Attention-Aware DPO for Reducing Hallucinations in Multi-Image QA
We introduce an attention-aware, multi-image augmented preference alignment method that improves accuracy by 8.5%, and further enhance inference-time alignment through adaptive attention scaling, yielding a 10% performance gain over the base model.
Harsh Sutariya*, Jeet Patel*, Shaswat Patel*, Vishvesh Trivedi*
Equal contribution. Authors in ascending lexographical order.
Project Summary
This project explores hallucination reduction in Large Vision-Language Models (LVLMs) when answering queries over multiple images. We propose Attention-aware Direct Preference Optimization (AA-DPO) and extend AdaptVis for inference-time optimization, achieving performance improvements in both alignment and answer quality.
1. Introduction
LVLMs excel at single-image reasoning, but multi-image tasks expose alignment flaws. We augment Direct Preference Optimization (DPO) with attention-aware penalties to discourage incorrect image focus. Our method improves accuracy by 8.5% and further by 10% using AdaptVis-based inference.

2. Related Work
Prior work mitigates hallucinations via preference learning (e.g., PPO, DPO) or contrastive/inference-time decoding. However, most approaches focus on single-image scenarios. Our method introduces an explicit attention-based training signal for multi-image QA.
3. Method
We modify the Direct Preference Optimization (DPO) loss to incorporate an attention penalty that discourages misallocated focus on irrelevant images. Specifically, the loss function combines:
- LDPO: Encourages higher probability for preferred answers
- Lattn: Penalizes low attention on the correct image
The final objective is: Ltotal = LDPO + λ × Lattn
, with attention weights extracted from decoder layers 14 to 22. These layers consistently show high focus on the target image.


Inference-Time Optimization
At inference, we extend AdaptVis, which scales attention scores based on model confidence. High confidence leads to sharper focus on visual tokens; low confidence causes smoothing to reduce overcommitment to incorrect regions.
Evaluation Strategy
To assess performance, we use the PixMo dataset, covering Sequence, Collage, and Pic-in-Pic scenarios. Each format includes 500 queries with 2–8 images.
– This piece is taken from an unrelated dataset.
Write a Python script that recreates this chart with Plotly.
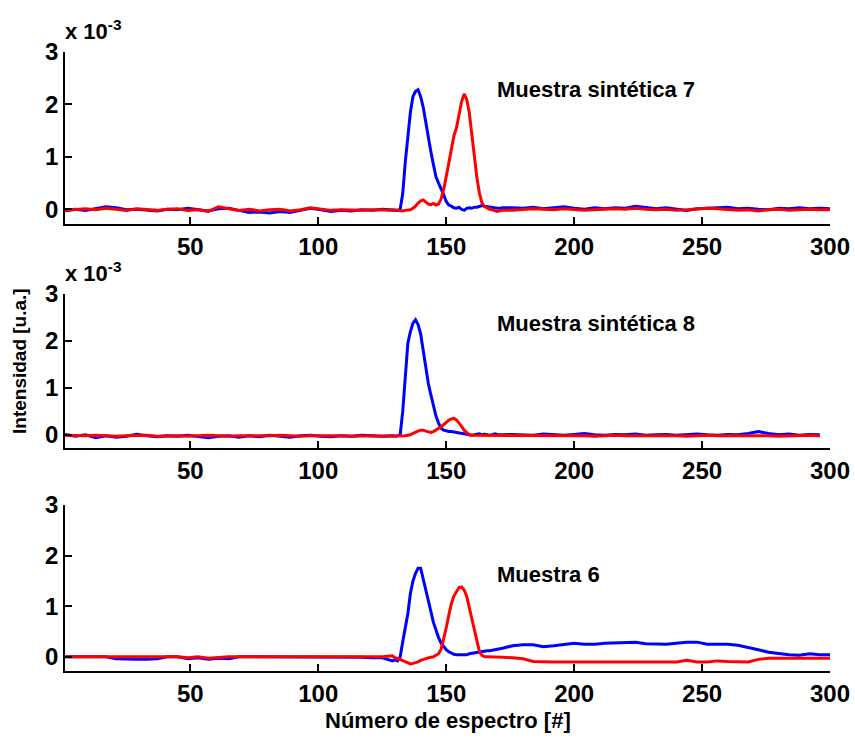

We evaluate models using a rubric scored by a strong LLM (Gemini, 2025) on:
- Relevance: Does the answer directly address the question?
- Accuracy: Is the response factually correct?
- Clarity: Is the answer coherent and unambiguous?
- Completeness: Does the answer cover all necessary information?
We prompted the LLM with a carefully crafted rubric (shown below) to ensure consistent, interpretable evaluations.

4. Results
We evaluate on PixMo dataset across Sequence, Collage, and Pic-in-Pic formats. Metrics include Relevance, Accuracy, Clarity, and Completeness (1–5 scale), as judged by a strong LLM.



AA-DPO improves average accuracy to 3.20 (from 2.95 baseline), with attention ratios better aligned to target images. With AdaptVis, performance improves further, especially on ambiguous visual compositions.
5. Conclusion
Our pipeline enhances LVLM alignment for multi-image inputs by integrating attention penalties into training. Future directions include benchmarking on complex datasets like MANTIS and exploring attention-based loss variants. A difficulty-tiered benchmark using CLIP embeddings is also proposed.